É precisamente devido ao potencial desta despesa de consumo por explorar que Karen Ward prevê uma convergência do crescimento na Europa e no Reino Unido, que deverá trazer consigo o crescimento nos EUA, cuja economia nos últimos dois anos, apesar do endurecimento das taxas, tem demonstrado uma resistência surpreendente. “Esta convergência para a Europa também será sustentada pelo estímulo governamental do fundo de recuperação e pelo investimento em transição energética e digitalização da economia, que ainda não entrou plenamente no sistema”, acrescenta.

China e mercados emergentes

A situação é diferente na China, que entrou numa fase complexa após décadas de auge económico e forte crescimento. A incerteza sobre o país persiste devido à mudança estrutural que a sua economia está a experienciar e à passagem de um modelo baseado no imobiliário e nas exportações industriais para outro baseado no consumo interno. Karen espera estímulos do governo de Pequim que poderão apoiar o gasto dos consumidores e gerar uma recuperação da economia. Se a China recuperar, os mercados emergentes no seu conjunto também irão beneficiar.

Impactos nas classes de ativos

Relativamente às opções de alocação, Karen sublinha que a liquidez não é tão atrativa como parece, apesar de os retornos atuais se encontrarem à volta de 4,5%. Prefere investir em obrigações, que recuperaram o seu papel nas carteiras: gerar receitas estáveis e ser uma proteção contra as perturbações do mercado.

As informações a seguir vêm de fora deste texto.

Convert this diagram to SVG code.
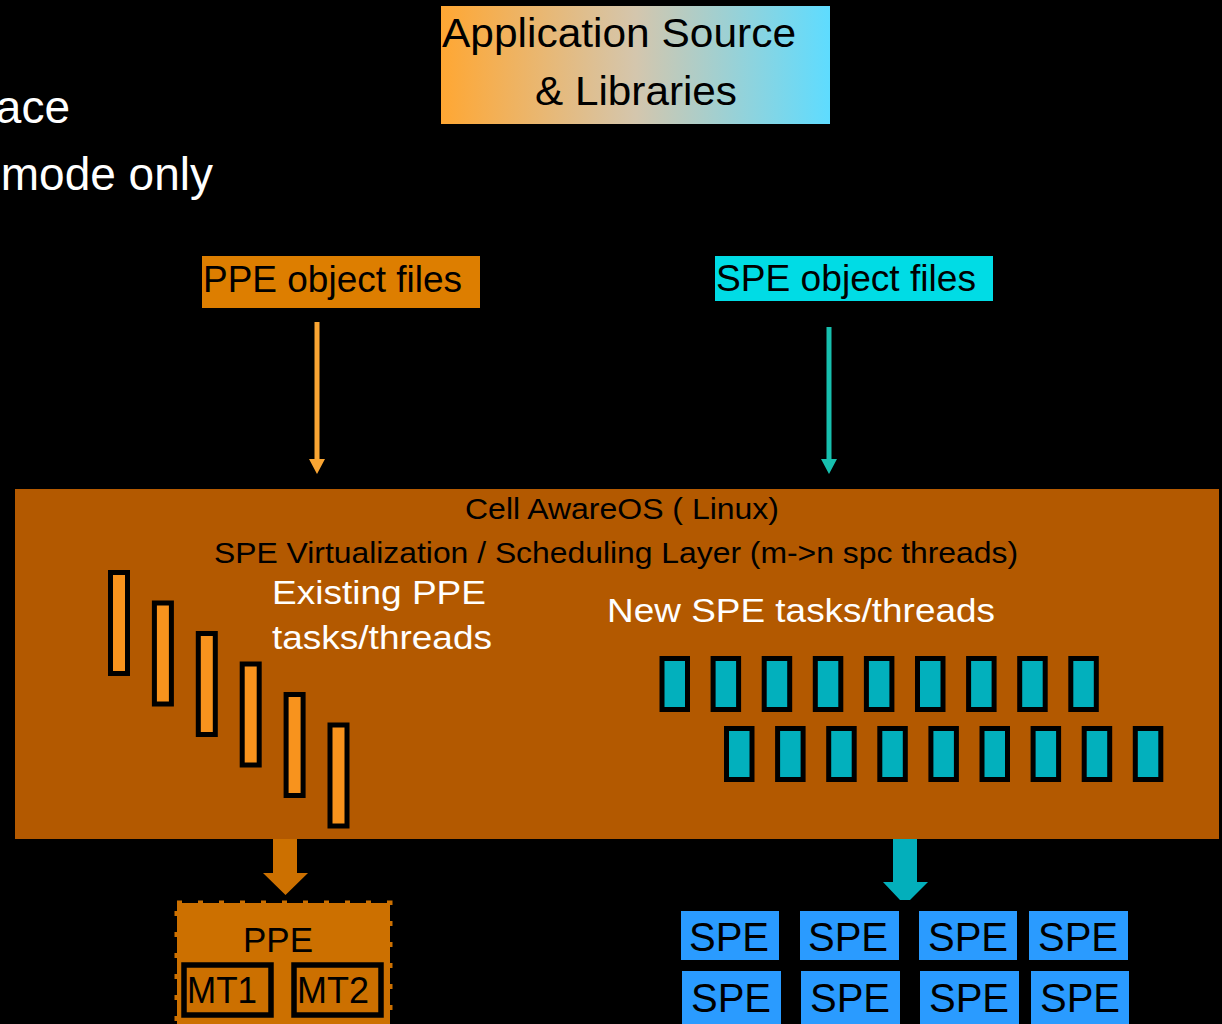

São qualidades que não encontra na liquidez. “Atualmente, temos obrigações de alta qualidade que oferecem a mesma rentabilidade que a liquidez, com a vantagem acrescida de proporcionar mais proteção”, afirma. 

Relativamente às ações, a especialista sugere que se beneficie da elevada dispersão das valorizações, num contexto em que a maior parte do retorno das ações se concentra nas mega caps tecnológicas americanas, as chamadas Sete Magníficas (Alphabet, Amazon, Apple, Meta, Microsoft, Nvidia e Tesla). “Não estamos numa bolha, porque as perspetivas de lucros futuros destas empresas são sólidas. Mas a longo prazo, podem entrar em declínio”, argumenta. “Por isso, a diversificação é crucial, entre outras coisas, porque a tecnologia é um setor em que o conhecimento profundo sobre cada empresa é crucial para evitar apostar em títulos que podem vir a sofrer quedas inesperadas”, prossegue.

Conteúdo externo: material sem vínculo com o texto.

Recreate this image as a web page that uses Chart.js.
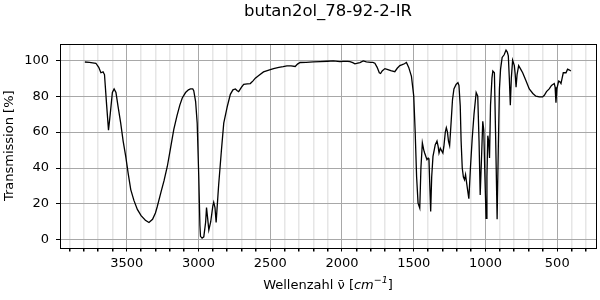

Segundo a especialista, o segredo está, portanto, em ir mais além destes segmentos de mercado sobrelotados para aproveitar o valor além dos títulos mais conhecidos do S&P 500. “Diversifique regionalmente, em particular nos mercados europeus, onde pode encontrar títulos atrativos com valorizações baratas”, afirma. “E para se proteger contra a volatilidade e as surpresas da inflação, uma fonte adicional de diversificação para a carteira tradicional 60/40 pode vir dos mercados privados”, acrescenta.

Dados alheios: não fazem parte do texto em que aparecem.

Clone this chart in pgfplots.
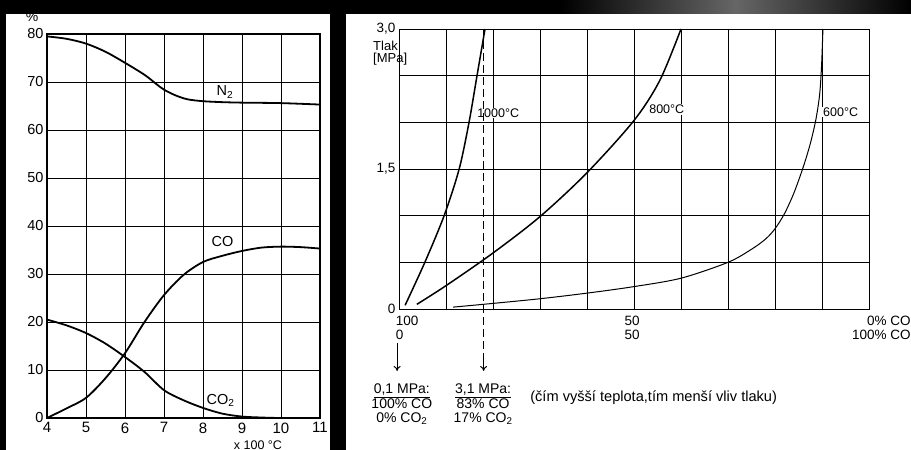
\documentclass[border=0pt]{standalone}
\usepackage{pgfplots}
\pgfplotsset{compat=1.18}
\usepackage{fontspec}
\setmainfont{Liberation Sans}
\usetikzlibrary{arrows.meta}
\begin{document}
\begin{tikzpicture}
\useasboundingbox (0pt,0pt) rectangle (911pt,450pt);
\fill[black] (0pt,0pt) rectangle (911pt,450pt);
\shade[left color=black,right color=black,middle color=black!60!white] (560pt,436pt) rectangle (911pt,450pt);
\fill[white] (6pt,0pt) rectangle (330pt,436pt);
\fill[white] (346pt,0pt) rectangle (911pt,436pt);

\begin{axis}[
 at={(47pt,32pt)}, anchor=south west, scale only axis, width=273pt, height=384pt,
 xmin=4,xmax=11,ymin=0,ymax=80,
 xtick={4,...,11}, ytick={0,10,...,80},
 grid=major, major grid style={black,line width=0.8pt},
 axis line style={black,line width=1.1pt},
 major tick length=0pt,
 /pgf/number format/assume math mode=true,
 yticklabel style={font=\fontsize{14.5}{14.5}\selectfont},
 xticklabel style={font=\fontsize{15}{15}\selectfont,yshift=-1pt},
 clip=false,
]
\addplot[black,line width=1.8pt,smooth] coordinates {(4,79.5)(4.5,79)(5,78)(5.5,76.3)(6,74)(6.5,71.5)(6.8,69.6)(7,68.4)(7.3,67.2)(7.6,66.4)(8,66)(8.5,65.8)(9,65.7)(10,65.6)(11,65.3)};
\addplot[black,line width=1.8pt,smooth] coordinates {(4,0)(4.5,2)(5,4.2)(5.5,8.3)(6,13.5)(6.5,20)(7,25.6)(7.5,29.8)(8,32.5)(8.5,33.8)(9,34.8)(9.5,35.5)(10,35.7)(10.5,35.6)(11,35.3)};
\addplot[black,line width=1.8pt,smooth] coordinates {(4,20.5)(4.5,19.3)(5,17.7)(5.5,15.5)(6,12.7)(6.5,9.6)(7,5.8)(7.5,3.7)(8,2.1)(8.5,0.9)(9,0.3)(9.5,0.1)(10,0)(11,0)};
\node[font=\fontsize{14.5}{14.5}\selectfont] at (axis cs:8.56,67.9) {N\textsubscript{2}};
\node[font=\fontsize{14.5}{14.5}\selectfont] at (axis cs:8.5,36.7) {CO};
\node[font=\fontsize{14.5}{14.5}\selectfont] at (axis cs:8.45,3.6) {CO\textsubscript{2}};
\node[font=\fontsize{14}{14}\selectfont,inner sep=0pt] at (axis cs:3.62,83.6) {\%};
\node[font=\fontsize{12.5}{12.5}\selectfont,anchor=north,inner sep=0pt] at (axis cs:9.41,-4.75) {x 100 °C};
\end{axis}

\begin{axis}[
 at={(399pt,141pt)}, anchor=south west, scale only axis, width=470pt, height=280pt,
 xmin=0,xmax=100,ymin=0,ymax=3,
 xtick={0,10,...,100}, xticklabels={},
 ytick={0,0.5,1,1.5,2,2.5,3}, yticklabels={{0},{},{},{1,5},{},{},{3,0}},
 grid=major, major grid style={black,line width=0.6pt},
 axis line style={black,line width=0.8pt},
 major tick length=0pt,
 yticklabel style={font=\fontsize{13.5}{13.5}\selectfont},
 clip=false,
]
\addplot[black,line width=1.5pt,smooth] coordinates {(1.3,0.04)(5.5,0.5)(9.6,1.0)(12.8,1.5)(14.9,2.0)(16.6,2.5)(18.3,3.0)};
\addplot[black,line width=1.5pt,smooth] coordinates {(3.8,0.05)(10,0.25)(20,0.6)(30,0.99)(40,1.46)(50,2.02)(55.5,2.45)(60,3.0)};
\addplot[black,line width=1pt,smooth] coordinates {(11.5,0.02)(20,0.06)(30,0.11)(40,0.17)(50,0.24)(60,0.33)(70,0.5)(75,0.64)(78,0.75)(80,0.86)(82,1.02)(84,1.24)(86,1.52)(87.5,1.77)(88.7,2.03)(89.5,2.3)(89.9,2.6)(90.2,3.0)};
\node[fill=white,inner sep=1pt,anchor=west,font=\fontsize{12.5}{12.5}\selectfont] at (axis cs:16.4,2.1) {1000°C};
\node[fill=white,inner sep=1pt,anchor=west,font=\fontsize{12.5}{12.5}\selectfont] at (axis cs:53,2.14) {800°C};
\node[fill=white,inner sep=1pt,anchor=west,font=\fontsize{12.5}{12.5}\selectfont] at (axis cs:90,2.11) {600°C};
\draw[black,line width=1pt,dash pattern=on 8pt off 4pt] (axis cs:18,3) -- (axis cs:18,-0.5);
\draw[black,line width=1pt,-{To[length=5pt,width=7pt]}] (axis cs:18,-0.5) -- (axis cs:18,-0.664);
\draw[black,line width=1pt,-{To[length=5pt,width=7pt]}] (axis cs:-0.4,-0.364) -- (axis cs:-0.4,-0.664);
\node[anchor=north west,align=left,inner sep=0pt,font=\fontsize{13.5}{14}\selectfont] at (axis cs:-0.7,-0.075) {100\\0};
\node[anchor=north,align=center,inner sep=0pt,font=\fontsize{13.5}{14}\selectfont] at (axis cs:49.6,-0.075) {50\\50};
\node[anchor=north east,align=right,inner sep=0pt,font=\fontsize{13.5}{14}\selectfont] at (axis cs:108.9,-0.075) {0\% CO\\100\% CO};
\node[anchor=north,align=center,inner sep=0pt,font=\fontsize{14}{14.5}\selectfont] at (axis cs:0.6,-0.80) {\underline{0,1 MPa:}\\100\% CO\\0\% CO\textsubscript{2}};
\node[anchor=north,align=center,inner sep=0pt,font=\fontsize{14}{14.5}\selectfont] at (axis cs:17.9,-0.80) {\underline{3,1 MPa:}\\83\% CO\\17\% CO\textsubscript{2}};
\node[anchor=west,inner sep=0pt,font=\fontsize{14.6}{15}\selectfont] at (axis cs:27.9,-0.954) {(čím vyšší teplota,tím menší vliv tlaku)};
\end{axis}
\node[anchor=north west,align=left,inner sep=0pt,font=\fontsize{13}{12}\selectfont] at (373pt,409pt) {Tlak\\{[}MPa{]}};
\end{tikzpicture}
\end{document}
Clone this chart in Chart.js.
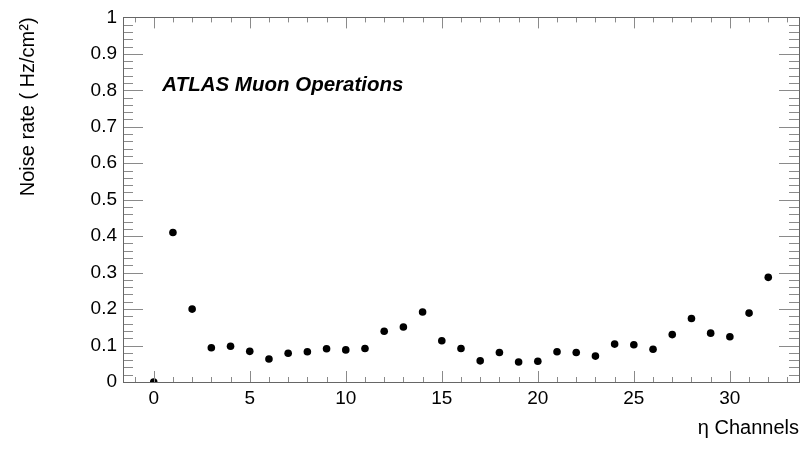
<!DOCTYPE html>
<html>
<head>
<meta charset="utf-8">
<script src="https://cdn.jsdelivr.net/npm/chart.js@4.4.1/dist/chart.umd.min.js"></script>
<style>
  html, body { margin: 0; padding: 0; background: #fff; }
  #wrap { width: 804px; height: 450px; }
</style>
</head>
<body>
<div id="wrap"><canvas id="noiseChart" width="804" height="450"></canvas></div>
<script>
// eta channel numbers and measured noise rate per channel (Hz/cm2)
const channels = [0, 1, 2, 3, 4, 5, 6, 7, 8, 9, 10, 11, 12, 13, 14, 15, 16,
                  17, 18, 19, 20, 21, 22, 23, 24, 25, 26, 27, 28, 29, 30, 31, 32];
const noiseRate = [0.0, 0.41, 0.20, 0.094, 0.098, 0.084, 0.063, 0.079, 0.083, 0.091, 0.088,
                   0.092, 0.139, 0.151, 0.192, 0.113, 0.092, 0.058, 0.081, 0.055, 0.057,
                   0.083, 0.081, 0.071, 0.104, 0.102, 0.090, 0.130, 0.174, 0.134, 0.124,
                   0.189, 0.287];

const xTicks = [0, 5, 10, 15, 20, 25, 30];
const yTicks = [0, 0.1, 0.2, 0.3, 0.4, 0.5, 0.6, 0.7, 0.8, 0.9, 1];
const yTickLabels = ['0', '0.1', '0.2', '0.3', '0.4', '0.5', '0.6', '0.7', '0.8', '0.9', '1'];

const xMin = -1.6, xMax = 33.6;
const points = channels.map((c, i) => ({ x: c, y: noiseRate[i] }));

const fontFamily = 'Liberation Sans, Arial, Helvetica, sans-serif';
const tickFont = { family: fontFamily, size: 19 };

// ROOT-style frame with inward ticks on all four sides
const frameTicks = {
  id: 'frameTicks',
  afterDatasetsDraw(chart) {
    const { ctx, chartArea: a, scales: { x, y } } = chart;
    ctx.save();
    ctx.strokeStyle = '#8a8a8a';
    ctx.lineWidth = 1;
    ctx.beginPath();
    for (let v = Math.ceil(xMin); v <= xMax; v++) {
      const px = Math.round(x.getPixelForValue(v)) + 0.5;
      const len = v % 5 === 0 ? 11 : 5;
      ctx.moveTo(px, a.bottom); ctx.lineTo(px, a.bottom - len);
      ctx.moveTo(px, a.top); ctx.lineTo(px, a.top + len);
    }
    for (let k = 0; k <= 50; k++) {
      const py = Math.round(y.getPixelForValue(k * 0.02)) + 0.5;
      const len = k % 5 === 0 ? 20 : 10;
      ctx.moveTo(a.left, py); ctx.lineTo(a.left + len, py);
      ctx.moveTo(a.right, py); ctx.lineTo(a.right - len, py);
    }
    ctx.stroke();
    ctx.strokeStyle = '#666';
    ctx.strokeRect(Math.round(a.left) + 0.5, Math.round(a.top) + 0.5,
                   Math.round(a.right - a.left), Math.round(a.bottom - a.top));
    ctx.fillStyle = '#000';
    ctx.font = 'italic bold 20.5px "Liberation Sans", Arial, sans-serif';
    ctx.textBaseline = 'alphabetic';
    ctx.fillText('ATLAS Muon Operations', x.getPixelForValue(0.45), y.getPixelForValue(0.8) + 1);
    ctx.restore();
  }
};

new Chart(document.getElementById('noiseChart'), {
  type: 'scatter',
  data: {
    datasets: [{
      data: points,
      backgroundColor: '#000',
      borderColor: '#000',
      pointRadius: 3.8,
      pointHoverRadius: 3.8,
      borderWidth: 0
    }]
  },
  options: {
    responsive: false,
    animation: false,
    layout: { padding: { top: 11, right: 5, left: 0, bottom: 0 } },
    plugins: { legend: { display: false }, tooltip: { enabled: false } },
    scales: {
      x: {
        type: 'linear',
        min: xMin,
        max: xMax,
        grid: { display: false, drawTicks: false },
        border: { display: false },
        afterBuildTicks: s => { s.ticks = xTicks.map(v => ({ value: v })); },
        afterFit: s => { s.height = 68; },
        ticks: { color: '#000', font: tickFont, padding: 5, maxRotation: 0 },
        title: {
          display: true,
          text: 'η Channels',
          align: 'end',
          color: '#000',
          font: { family: fontFamily, size: 20 },
          padding: { top: 0, bottom: 10 }
        }
      },
      y: {
        min: 0,
        max: 1,
        grid: { display: false, drawTicks: false },
        border: { display: false },
        afterBuildTicks: s => { s.ticks = yTicks.map(v => ({ value: v })); },
        afterFit: s => { s.width = 123; },
        ticks: {
          color: '#000',
          font: tickFont,
          padding: 6,
          callback: (v, i) => yTickLabels[i]
        },
        title: {
          display: true,
          text: 'Noise rate ( Hz/cm²)',
          align: 'end',
          color: '#000',
          font: { family: fontFamily, size: 20 },
          padding: { top: 16, bottom: 0 }
        }
      }
    }
  },
  plugins: [frameTicks]
});
</script>
</body>
</html>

EUA: don’t trade the election

Por último, face às eleições presidenciais nos EUA no próximo mês de novembro, Karen insiste em não especular sobre o resultado das votações. “Há uma grande diferença entre o que os candidatos em campanha vão anunciar e o que o próximo presidente dos EUA poderá realmente aplicar no plano económico”, assinala. “No contexto atual, é mais importante os investidores centrarem-se na inflação em vez de tentarem adivinhar quem será o novo inquilino da Casa Branca”, conclui.